A NEW design department has been opened at Hitachi Rail Europe’s £82m North-East train factory to help safeguard train-building in the region for years to come, say plant bosses.
The seven-strong team of skilled design engineers have started work on creating commuter carriage interiors for trains that will run between Glasgow and Edinburgh. The department, which will employ about a dozen staff by the end of the year, is based at the Workplace building beside the Xcel business centre on Aycliffe Business Park.
The establishment of the design team is regarded by train bosses as a riposte to critics who have labelled the soon-to-open factory as an assembly facility, which will import skills and expertise from Japan rather than develop talent in the North-East.
“This is about future-proofing the Aycliffe plant and giving us the depth of skills to secure even more work," explained plant manager Darren Cumner. "It is more evidence of the long term investment we are making in the UK,” added Mr Cumner, who said the firm would be recruiting graduate design engineers to work alongside experienced staff in the coming months.
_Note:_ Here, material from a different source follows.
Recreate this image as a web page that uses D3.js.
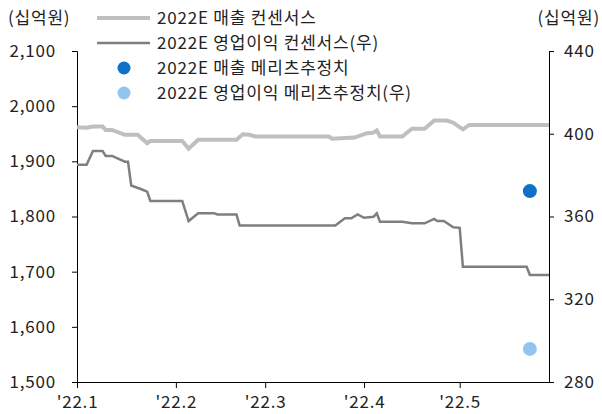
<!DOCTYPE html>
<html>
<head>
<meta charset="utf-8">
<script src="https://cdn.jsdelivr.net/npm/d3@7"></script>
<style>
    body { margin: 0; background: #fff; }
    svg text { font-family: "Noto Sans CJK KR", "Noto Sans", sans-serif; fill: #222; }
</style>
</head>
<body>
<div id="chart"></div>
<script>

// 2022E 매출 컨센서스 (left axis, 십억원)
let salesDates = ["2022-01-01","2022-01-04","2022-01-06","2022-01-09","2022-01-10","2022-01-12","2022-01-16","2022-01-20",
    "2022-01-23","2022-01-24","2022-02-03","2022-02-05","2022-02-08","2022-02-20","2022-02-22","2022-02-24","2022-02-26",
    "2022-03-21","2022-03-22","2022-03-29","2022-04-02","2022-04-04","2022-04-05","2022-04-06","2022-04-13","2022-04-16",
    "2022-04-20","2022-04-23","2022-04-27","2022-04-29","2022-05-02","2022-05-04","2022-05-29"];
let salesValues = [1962,1961,1963,1963,1957,1957,1948,1948,
    1933,1937,1937,1923,1939,1939,1949,1948,1945,
    1945,1941,1943,1951,1952,1956,1945,1945,1959,
    1959,1974,1974,1970,1958,1966,1966];

// 2022E 영업이익 컨센서스 (right axis, 십억원)
let opDates = ["2022-01-01","2022-01-04","2022-01-06","2022-01-09","2022-01-10","2022-01-12","2022-01-16","2022-01-17",
    "2022-01-18","2022-01-21","2022-01-23","2022-01-24","2022-02-03","2022-02-05","2022-02-08","2022-02-13","2022-02-14",
    "2022-02-20","2022-02-21","2022-03-23","2022-03-26","2022-03-28","2022-03-30","2022-04-01","2022-04-04","2022-04-05",
    "2022-04-06","2022-04-13","2022-04-16","2022-04-20","2022-04-23","2022-04-24","2022-04-26","2022-04-29","2022-05-01",
    "2022-05-02","2022-05-22","2022-05-23","2022-05-29"];
let opValues = [385,385,391.7,391.7,389.3,389.3,386.5,386.5,
    375,373.3,372,367.5,367.5,357.8,361.6,361.6,361,
    361,355.7,355.7,359.1,359.1,361,359.4,359.9,361.5,
    357.5,357.5,356.7,356.7,358.8,357.8,357.8,354.8,354.5,
    335.7,335.7,331.7,331.7];

// 메리츠 추정치
let estimateDate = "2022-05-23";
let salesEstimate = 1846;   // left
let opEstimate = 296;       // right

// axes
let leftTicks = [1500,1600,1700,1800,1900,2000,2100];
let rightTicks = [280,320,360,400,440];
let monthTicks = ["2022-01-01","2022-02-01","2022-03-01","2022-04-01","2022-05-01"];
let monthLabels = ["'22.1","'22.2","'22.3","'22.4","'22.5"];
let xDomain = ["2022-01-01","2022-05-29"];

let legendLabels = ["2022E 매출 컨센서스","2022E 영업이익 컨센서스(우)","2022E 매출 메리츠추정치","2022E 영업이익 메리츠추정치(우)"];

let parse = d3.timeParse("%Y-%m-%d");

let W = 602, H = 414;
let margin = {top: 51, right: 53, bottom: 32, left: 77};
let innerW = W - margin.left - margin.right;
let innerH = H - margin.top - margin.bottom;

let svg = d3.select("#chart").append("svg")
    .attr("width", W)
    .attr("height", H);

let g = svg.append("g")
    .attr("transform", "translate(" + margin.left + "," + margin.top + ")");

let x = d3.scaleTime().domain(xDomain.map(parse)).range([0, innerW]);
let yL = d3.scaleLinear().domain([1500, 2100]).range([innerH, 0]);
let yR = d3.scaleLinear().domain([280, 440]).range([innerH, 0]);

// left axis
let axL = g.append("g")
    .call(d3.axisLeft(yL).tickValues(leftTicks).tickFormat(d3.format(",")).tickSize(5).tickPadding(16));
// right axis
let axR = g.append("g")
    .attr("transform", "translate(" + innerW + ",0)")
    .call(d3.axisRight(yR).tickValues(rightTicks).tickSize(5).tickPadding(10));
// bottom axis
let axB = g.append("g")
    .attr("transform", "translate(0," + innerH + ")")
    .call(d3.axisBottom(x).tickValues(monthTicks.map(parse))
        .tickFormat((d, i) => monthLabels[i]).tickSize(6).tickSizeOuter(0).tickPadding(6));

[axL, axR, axB].forEach(a => {
    a.selectAll("text").attr("font-size", 17).style("letter-spacing", "0.8px");
    a.selectAll("path, line").attr("stroke", "#000");
});
axB.selectAll("text").attr("dy", "0.85em");

// unit labels
svg.append("text").attr("x", 8).attr("y", 24).attr("font-size", 17).style("letter-spacing", "0.8px").text("(십억원)");
svg.append("text").attr("x", 600).attr("y", 24).attr("font-size", 17).style("letter-spacing", "0.8px")
    .attr("text-anchor", "end").text("(십억원)");

// lines
let salesLine = d3.line().x((d, i) => x(parse(salesDates[i]))).y(d => yL(d));
let opLine = d3.line().x((d, i) => x(parse(opDates[i]))).y(d => yR(d));

g.append("path").datum(salesValues)
    .attr("d", salesLine)
    .attr("fill", "none")
    .attr("stroke", "#BFBFBF")
    .attr("stroke-width", 4);

g.append("path").datum(opValues)
    .attr("d", opLine)
    .attr("fill", "none")
    .attr("stroke", "#7F7F7F")
    .attr("stroke-width", 2.5);

// estimate dots
g.append("circle")
    .attr("cx", x(parse(estimateDate))).attr("cy", yL(salesEstimate))
    .attr("r", 7).attr("fill", "#1070C8");
g.append("circle")
    .attr("cx", x(parse(estimateDate))).attr("cy", yR(opEstimate))
    .attr("r", 7).attr("fill", "#92C4F2");

// legend
let legend = svg.append("g");
let rowY = [18, 43, 68, 93];
legend.append("line").attr("x1", 97).attr("x2", 150).attr("y1", rowY[0]).attr("y2", rowY[0])
    .attr("stroke", "#BFBFBF").attr("stroke-width", 4);
legend.append("line").attr("x1", 97).attr("x2", 150).attr("y1", rowY[1]).attr("y2", rowY[1])
    .attr("stroke", "#7F7F7F").attr("stroke-width", 2.5);
legend.append("circle").attr("cx", 124).attr("cy", rowY[2]).attr("r", 6.5).attr("fill", "#1070C8");
legend.append("circle").attr("cx", 124).attr("cy", rowY[3]).attr("r", 6.5).attr("fill", "#92C4F2");
legend.selectAll("text.lg").data(legendLabels).enter()
    .append("text")
    .attr("class", "lg")
    .attr("x", 157)
    .attr("y", (d, i) => rowY[i])
    .attr("dy", "0.35em")
    .attr("font-size", 17)
    .style("letter-spacing", "0.8px")
    .text(d => d);

</script>
</body>
</html>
In the meantime, Hitachi has delivered a train from Japan to South West Durham Training (SWDT), in Newton Aycliffe. The engine will not enter service, but it will be used by apprentices, as well as technical and engineering staff primed to build Hitachi’s fleet.
The Northern Echo last year revealed how SWDT had secured an agreement to become the home to a carriage similar to those Hitachi will make at its 730-job Aycliffe factory, which is due to open at the end of the year.
The firm now employs almost 70 staff, comprising 40 based at the Xcel centre; seven design engineers, as well as 20 SAP IT system personnel.
Hitachi’s Aycliffe plant will make Class 800 and 801 Intercity Express Programme (IEP) trains for Great Western Main Line services, running via Bristol to south Wales, from 2017, and East Coast Main Line trains the following year.
The first trains Hitachi will build in the region will be 122 Class 800 models, destined for the Great Western and East Coast Main Lines.
Of the 122 trains, twelve are being made at its factory in Kasado, Japan, with the remaining 110 due to be manufactured at Aycliffe.
They will be used on the IEP to modernise the UK’s ageing 40-year-old high-speed train fleet, alongside sister Class 801 trains.
It is also expected to produce 100mph trains for Scotland after operator Abellio last year named Hitachi its preferred bidder for 70 engines and 234 carriages.